• **OBJECTIVE**
For this exercise, repeat all of the material verbatim apart from its images.

◆ ◆ ◆

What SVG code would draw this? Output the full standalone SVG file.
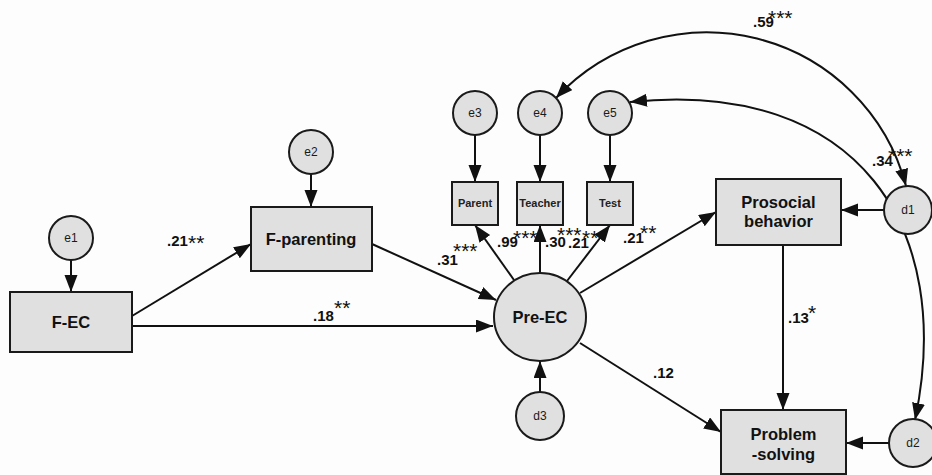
<svg xmlns="http://www.w3.org/2000/svg" width="932" height="475" viewBox="0 0 932 475">
<defs>
<marker id="ah" markerUnits="userSpaceOnUse" markerWidth="18" markerHeight="14" refX="17" refY="6.5" orient="auto-start-reverse">
<path d="M0,0 L17,6.5 L0,13 z" fill="#111"/>
</marker>
<style>
.box{fill:#e0e0e0;stroke:#1a1a1a;stroke-width:2}
.cir{fill:#e0e0e0;stroke:#1a1a1a;stroke-width:2}
.ln{fill:none;stroke:#111;stroke-width:2;marker-end:url(#ah)}
.cov{fill:none;stroke:#111;stroke-width:2;marker-end:url(#ah);marker-start:url(#ah)}
.lb{font-family:"Liberation Sans",Arial,sans-serif;font-weight:bold;font-size:16.5px;fill:#111;text-anchor:middle}
.sm{font-family:"Liberation Sans",Arial,sans-serif;font-weight:bold;font-size:11px;fill:#222;text-anchor:middle}
.ci{font-family:"Liberation Sans",Arial,sans-serif;font-size:12px;fill:#1a1a1a;text-anchor:middle}
.ev{font-family:"Liberation Sans",Arial,sans-serif;font-weight:bold;font-size:15px;fill:#111}
.st{font-family:"Liberation Sans",Arial,sans-serif;font-size:21px;fill:#111}
</style>
</defs>
<rect width="932" height="475" fill="#fdfdfd"/>

<g id="connectors">
<path class="ln" d="M71 260 L71 292"/>
<path class="ln" d="M311 174 L311 207"/>
<path class="ln" d="M132 316 L251 244"/>
<path class="ln" d="M132 326 L493 326"/>
<path class="ln" d="M372 244 L496 300"/>
<path class="ln" d="M475 135 L475 182"/>
<path class="ln" d="M540 135 L540 182"/>
<path class="ln" d="M610 135 L610 182"/>
<path class="ln" d="M514 280 L475 225"/>
<path class="ln" d="M540 273 L540 225"/>
<path class="ln" d="M567 281 L610 225"/>
<path class="ln" d="M580 293 L716 212"/>
<path class="ln" d="M580 343 L721 432"/>
<path class="ln" d="M540 392 L540 361"/>
<path class="ln" d="M783 245 L783 410"/>
<path class="ln" d="M885 210 L841 210"/>
<path class="ln" d="M889 443 L846 443"/>
<path class="cov" d="M556 98 A206 206 0 0 1 906 186"/>
<path class="cov" d="M630 102 C860 78 955 230 915 420"/>
</g>

<g id="labels">
<text class="ev" x="167" y="246">.21</text><text class="st" x="188" y="250">**</text>
<text class="ev" x="313" y="321">.18</text><text class="st" x="334" y="315">**</text>
<text class="ev" x="437" y="265">.31</text><text class="st" x="453" y="258">***</text>
<text class="ev" x="497" y="247">.99</text><text class="st" x="513" y="245">***</text>
<text class="ev" x="545" y="247">.30</text><text class="st" x="557" y="242">***</text>
<text class="ev" x="568" y="248">.21</text><text class="st" x="582" y="245">**</text>
<text class="ev" x="623" y="243">.21</text><text class="st" x="640" y="240">**</text>
<text class="ev" x="653" y="378">.12</text>
<text class="ev" x="788" y="323">.13</text><text class="st" x="808" y="320">*</text>
<text class="ev" x="872" y="166">.34</text><text class="st" x="888" y="163">***</text>
<text class="ev" x="753" y="27">.59</text><text class="st" x="768" y="25">***</text>
</g>

<g id="n-e1"><circle class="cir" cx="71" cy="238" r="22"/><text class="ci" x="71" y="242">e1</text></g>
<g id="n-e2"><circle class="cir" cx="311" cy="152" r="22"/><text class="ci" x="311" y="156">e2</text></g>
<g id="n-e3"><circle class="cir" cx="475" cy="113" r="22"/><text class="ci" x="475" y="117">e3</text></g>
<g id="n-e4"><circle class="cir" cx="540" cy="113" r="22"/><text class="ci" x="540" y="117">e4</text></g>
<g id="n-e5"><circle class="cir" cx="610" cy="113" r="22"/><text class="ci" x="610" y="117">e5</text></g>
<g id="n-d1"><circle class="cir" cx="908" cy="210" r="24"/><text class="ci" x="908" y="214">d1</text></g>
<g id="n-d2"><circle class="cir" cx="913" cy="443" r="24"/><text class="ci" x="913" y="447">d2</text></g>
<g id="n-d3"><circle class="cir" cx="540" cy="416" r="24"/><text class="ci" x="540" y="420">d3</text></g>

<g id="n-fec"><rect class="box" x="10" y="292" width="122" height="60"/><text class="lb" x="71" y="328">F-EC</text></g>
<g id="n-fpar"><rect class="box" x="251" y="207" width="121" height="64"/><text class="lb" x="311" y="245">F-parenting</text></g>
<g id="n-preec"><ellipse class="cir" cx="540" cy="317" rx="46" ry="44"/><text class="lb" x="540" y="323">Pre-EC</text></g>
<g id="n-parent"><rect class="box" x="452" y="182" width="46" height="43"/><text class="sm" x="475" y="207">Parent</text></g>
<g id="n-teacher"><rect class="box" x="517" y="182" width="46" height="43"/><text class="sm" x="540" y="207">Teacher</text></g>
<g id="n-test"><rect class="box" x="587" y="182" width="46" height="43"/><text class="sm" x="610" y="207">Test</text></g>
<g id="n-pro"><rect class="box" x="716" y="179" width="125" height="66"/><text class="lb" x="778.5" y="208">Prosocial</text><text class="lb" x="778.5" y="227">behavior</text></g>
<g id="n-prob"><rect class="box" x="721" y="410" width="125" height="64"/><text class="lb" x="783.5" y="440">Problem</text><text class="lb" x="783.5" y="460">-solving</text></g>
</svg>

◆ ◆ ◆

• **OUTPUT OF THE TASK**
What SVG code would draw this? Output the full standalone SVG file.
<svg xmlns="http://www.w3.org/2000/svg" width="932" height="475" viewBox="0 0 932 475">
<defs>
<marker id="ah" markerUnits="userSpaceOnUse" markerWidth="18" markerHeight="14" refX="17" refY="6.5" orient="auto-start-reverse">
<path d="M0,0 L17,6.5 L0,13 z" fill="#111"/>
</marker>
<style>
.box{fill:#e0e0e0;stroke:#1a1a1a;stroke-width:2}
.cir{fill:#e0e0e0;stroke:#1a1a1a;stroke-width:2}
.ln{fill:none;stroke:#111;stroke-width:2;marker-end:url(#ah)}
.cov{fill:none;stroke:#111;stroke-width:2;marker-end:url(#ah);marker-start:url(#ah)}
.lb{font-family:"Liberation Sans",Arial,sans-serif;font-weight:bold;font-size:16.5px;fill:#111;text-anchor:middle}
.sm{font-family:"Liberation Sans",Arial,sans-serif;font-weight:bold;font-size:11px;fill:#222;text-anchor:middle}
.ci{font-family:"Liberation Sans",Arial,sans-serif;font-size:12px;fill:#1a1a1a;text-anchor:middle}
.ev{font-family:"Liberation Sans",Arial,sans-serif;font-weight:bold;font-size:15px;fill:#111}
.st{font-family:"Liberation Sans",Arial,sans-serif;font-size:21px;fill:#111}
</style>
</defs>
<rect width="932" height="475" fill="#fdfdfd"/>

<g id="connectors">
<path class="ln" d="M71 260 L71 292"/>
<path class="ln" d="M311 174 L311 207"/>
<path class="ln" d="M132 316 L251 244"/>
<path class="ln" d="M132 326 L493 326"/>
<path class="ln" d="M372 244 L496 300"/>
<path class="ln" d="M475 135 L475 182"/>
<path class="ln" d="M540 135 L540 182"/>
<path class="ln" d="M610 135 L610 182"/>
<path class="ln" d="M514 280 L475 225"/>
<path class="ln" d="M540 273 L540 225"/>
<path class="ln" d="M567 281 L610 225"/>
<path class="ln" d="M580 293 L716 212"/>
<path class="ln" d="M580 343 L721 432"/>
<path class="ln" d="M540 392 L540 361"/>
<path class="ln" d="M783 245 L783 410"/>
<path class="ln" d="M885 210 L841 210"/>
<path class="ln" d="M889 443 L846 443"/>
<path class="cov" d="M556 98 A206 206 0 0 1 906 186"/>
<path class="cov" d="M630 102 C860 78 955 230 915 420"/>
</g>

<g id="labels">
<text class="ev" x="167" y="246">.21</text><text class="st" x="188" y="250">**</text>
<text class="ev" x="313" y="321">.18</text><text class="st" x="334" y="315">**</text>
<text class="ev" x="437" y="265">.31</text><text class="st" x="453" y="258">***</text>
<text class="ev" x="497" y="247">.99</text><text class="st" x="513" y="245">***</text>
<text class="ev" x="545" y="247">.30</text><text class="st" x="557" y="242">***</text>
<text class="ev" x="568" y="248">.21</text><text class="st" x="582" y="245">**</text>
<text class="ev" x="623" y="243">.21</text><text class="st" x="640" y="240">**</text>
<text class="ev" x="653" y="378">.12</text>
<text class="ev" x="788" y="323">.13</text><text class="st" x="808" y="320">*</text>
<text class="ev" x="872" y="166">.34</text><text class="st" x="888" y="163">***</text>
<text class="ev" x="753" y="27">.59</text><text class="st" x="768" y="25">***</text>
</g>

<g id="n-e1"><circle class="cir" cx="71" cy="238" r="22"/><text class="ci" x="71" y="242">e1</text></g>
<g id="n-e2"><circle class="cir" cx="311" cy="152" r="22"/><text class="ci" x="311" y="156">e2</text></g>
<g id="n-e3"><circle class="cir" cx="475" cy="113" r="22"/><text class="ci" x="475" y="117">e3</text></g>
<g id="n-e4"><circle class="cir" cx="540" cy="113" r="22"/><text class="ci" x="540" y="117">e4</text></g>
<g id="n-e5"><circle class="cir" cx="610" cy="113" r="22"/><text class="ci" x="610" y="117">e5</text></g>
<g id="n-d1"><circle class="cir" cx="908" cy="210" r="24"/><text class="ci" x="908" y="214">d1</text></g>
<g id="n-d2"><circle class="cir" cx="913" cy="443" r="24"/><text class="ci" x="913" y="447">d2</text></g>
<g id="n-d3"><circle class="cir" cx="540" cy="416" r="24"/><text class="ci" x="540" y="420">d3</text></g>

<g id="n-fec"><rect class="box" x="10" y="292" width="122" height="60"/><text class="lb" x="71" y="328">F-EC</text></g>
<g id="n-fpar"><rect class="box" x="251" y="207" width="121" height="64"/><text class="lb" x="311" y="245">F-parenting</text></g>
<g id="n-preec"><ellipse class="cir" cx="540" cy="317" rx="46" ry="44"/><text class="lb" x="540" y="323">Pre-EC</text></g>
<g id="n-parent"><rect class="box" x="452" y="182" width="46" height="43"/><text class="sm" x="475" y="207">Parent</text></g>
<g id="n-teacher"><rect class="box" x="517" y="182" width="46" height="43"/><text class="sm" x="540" y="207">Teacher</text></g>
<g id="n-test"><rect class="box" x="587" y="182" width="46" height="43"/><text class="sm" x="610" y="207">Test</text></g>
<g id="n-pro"><rect class="box" x="716" y="179" width="125" height="66"/><text class="lb" x="778.5" y="208">Prosocial</text><text class="lb" x="778.5" y="227">behavior</text></g>
<g id="n-prob"><rect class="box" x="721" y="410" width="125" height="64"/><text class="lb" x="783.5" y="440">Problem</text><text class="lb" x="783.5" y="460">-solving</text></g>
</svg>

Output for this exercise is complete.